Mishnah Berurah (50): Almost all the Poskim say that this is Me'akev. If it was not fulfilled, even b'Di'eved they were not Yotzei. If a Kohen cannot bless properly, he should leave the Beis ha'Keneses before Birkas Retze.
Mishnah Berurah (52): If a Kohen can lift his hands only if they are supported, he may not bless. However, it suffices to lift them while saying each word of the Berachos. He may lower them in between words.
Shulchan Aruch (23): When Kohanim bless the people, they may not look, lest this distract them. Rather, their eyes must be towards the ground, like one who is praying. The people intend to hear the Berachos and point their faces towards the Kohanim, but do not look at their faces.
Magen Avraham (35): All the more so, they may not look elsewhere. To be Mistakel, i.e. to gaze, is forbidden; a mere glance is permitted. The custom is not to look at all. Perhaps this is a commemoration of the Mikdash, in which even a glance is forbidden due to honor of the Shechinah. If one gazed (at their hands) in the Mikdash, his eyes would weaken.
Kaf ha'Chayim (140): The Zohar says that even nowadays one may not even glance elsewhere due to honor of the Shechinah.
Mishnah Berurah (88): The Kohanim face down like one who is praying, for they pray that Hash-m bless Yisrael.
Kaf ha'Chayim (139): When there are no Kohanim and the Shali'ach Tzibur says 'Elokeinu vEilokei Avoseinu...', people should face the Shali'ach Tzibur.
Rema: Also the Kohanim may not look at their own hands. Therefore, the custom is to lower the Talis over their faces and their hands are outside the Talis. In some places the custom is have their hands inside the Talis, so people will not look at their hands.
Beis Yosef (DH uvi'Sha'as): In Mitzrayim, they lower a Talis of a Mitzvah over their faces and hands. This is a good custom, lest they look at the people or people look at them and be distracted.
Gra (51): Megilah 24b supports the former custom. See Sa'if 31.
Note: The Mishnah disqualifies Mumim on the hands, but not on the face (like the Beraisa does), for it discusses a place where Kohanim cover their faces with a Talis. If the hands were inside the Talis, we would permit even Mumin on the hands! (Based on Dameshek Eliezer.)
Kaf ha'Chayim (142): In every place it is proper for people to cover their faces with a Talis or to close their eyes.
Shulchan Aruch (31): If the local custom is for Kohanim to lower a Talis over their faces, even if one has many Mumim on his face and hands, he may bless.
Beis Yosef (DH v'Nireh): We decree lest he bless where Kohanim do not lower a Talis over their faces, for letter of the law, even that is permitted. We forbid lest people be distracted.
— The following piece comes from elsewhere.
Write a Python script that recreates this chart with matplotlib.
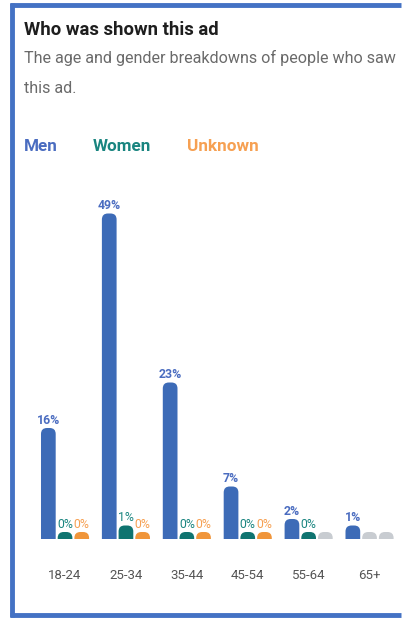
import numpy as np
import matplotlib
matplotlib.use("Agg")
import matplotlib.pyplot as plt
from matplotlib.patches import FancyBboxPatch
from matplotlib.lines import Line2D

plt.rcParams['font.family'] = ['Roboto', 'DejaVu Sans']

# data (nan = no data, drawn grey)
age_groups = ['18-24', '25-34', '35-44', '45-54', '55-64', '65+']
men = [16, 49, 23, 7, 2, 1]
women = [0, 1, 0, 0, 0, np.nan]
unknown = [0, 0, 0, 0, np.nan, np.nan]
series_names = ['Men', 'Women', 'Unknown']

bar_colors = ['#3d6bb7', '#0f7470', '#f0953a']
label_colors = ['#4a6cc0', '#1a8580', '#f6a052']
grey = '#c8ccd1'

W, H = 402, 620
fig = plt.figure(figsize=((W + 0.01) / 100, (H + 0.01) / 100), dpi=100)

def fx(x):
    return x / W

def fy(y):
    return 1 - y / H

# blue frame, open on the right (three separate strokes)
frame = dict(transform=fig.transFigure, color='#4472c4', linewidth=3.5,
             solid_capstyle='butt')
fig.lines.append(Line2D([fx(10.25), fx(401)], [fy(5), fy(5)], **frame))
fig.lines.append(Line2D([fx(12), fx(12)], [fy(3.25), fy(616.75)], **frame))
fig.lines.append(Line2D([fx(10.25), fx(401)], [fy(615), fy(615)], **frame))

fig.text(fx(24), fy(30), 'Who was shown this ad', fontsize=13.3, fontweight='bold',
         color='#1e1e1e', va='center', ha='left')
fig.text(fx(24), fy(58), 'The age and gender breakdowns of people who saw',
         fontsize=11.6, color='#6a6a6a', va='center', ha='left')
fig.text(fx(24), fy(88), 'this ad.', fontsize=11.6, color='#6a6a6a', va='center', ha='left')

leg_x = [24, 93, 187]
for name, col, x in zip(series_names, label_colors, leg_x):
    fig.text(fx(x), fy(146), name, fontsize=12.3, fontweight='bold', color=col,
             va='center', ha='left')

# axes: baseline at y=539px, 6.5 px per percent, 60.9 px per group
px_per_pct = 6.5
px_per_grp = 60.9
ax_left, ax_right = 28.5, 28.5 + 6.2 * px_per_grp
ax_bottom, ax_top = 539, 180
ax = fig.add_axes([fx(ax_left), fy(ax_bottom), fx(ax_right - ax_left), fy(ax_top) - fy(ax_bottom)])
ax.set_xlim(-0.6, 5.6)
ax.set_ylim(0, (ax_bottom - ax_top) / px_per_pct)
ax.axis('off')

offset = 16.7 / px_per_grp
bw = 14.7 / px_per_grp
min_h = 7 / px_per_pct
r = 6 / px_per_grp
aspect = px_per_grp / px_per_pct

x = np.arange(len(age_groups))
for k, vals in enumerate([men, women, unknown]):
    for i, v in enumerate(vals):
        xc = x[i] + (k - 1) * offset
        no_data = np.isnan(v)
        h = (0 if no_data else v) + min_h
        col = grey if no_data else bar_colors[k]
        p = FancyBboxPatch((xc - bw / 2, -2), bw, h + 2,
                           boxstyle='round,pad=0,rounding_size=%f' % r,
                           mutation_aspect=aspect, facecolor=col, edgecolor='none')
        ax.add_patch(p)
        if not no_data:
            ax.text(xc, h + 0.2, '%d%%' % v, ha='center', va='bottom', fontsize=8.8,
                    color=label_colors[k], fontweight='bold' if k == 0 else 'normal')

for i, lab in enumerate(age_groups):
    fig.text(fx(ax_left + (x[i] + 0.6) * px_per_grp), fy(575), lab, fontsize=9.5,
             color='#555555', ha='center', va='center')

fig.savefig('out.png', dpi=100)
However, where others do not cover their faces, he may not, for this will cause people to look at him and be distracted, and all the more so if he is alone.
Magen Avraham (45): If it is not the custom, it is forbidden even if all the Kohanim will do so, for this will distract people.
Rema: This is only if his hands were inside the Talis. If they were outside, the Talis does not help for Mumim on his hands.
Question (Taz 28): The Rema should have taught that nowadays that also the Tzibur are careful to cover their faces themselves with Taleisim, it is permitted! This is better than Kohanim covering their faces!
Answer (Mishnah Berurah 115): If people know that a Kohen has a Mum, they will look. Also, single men do not have Taleisim.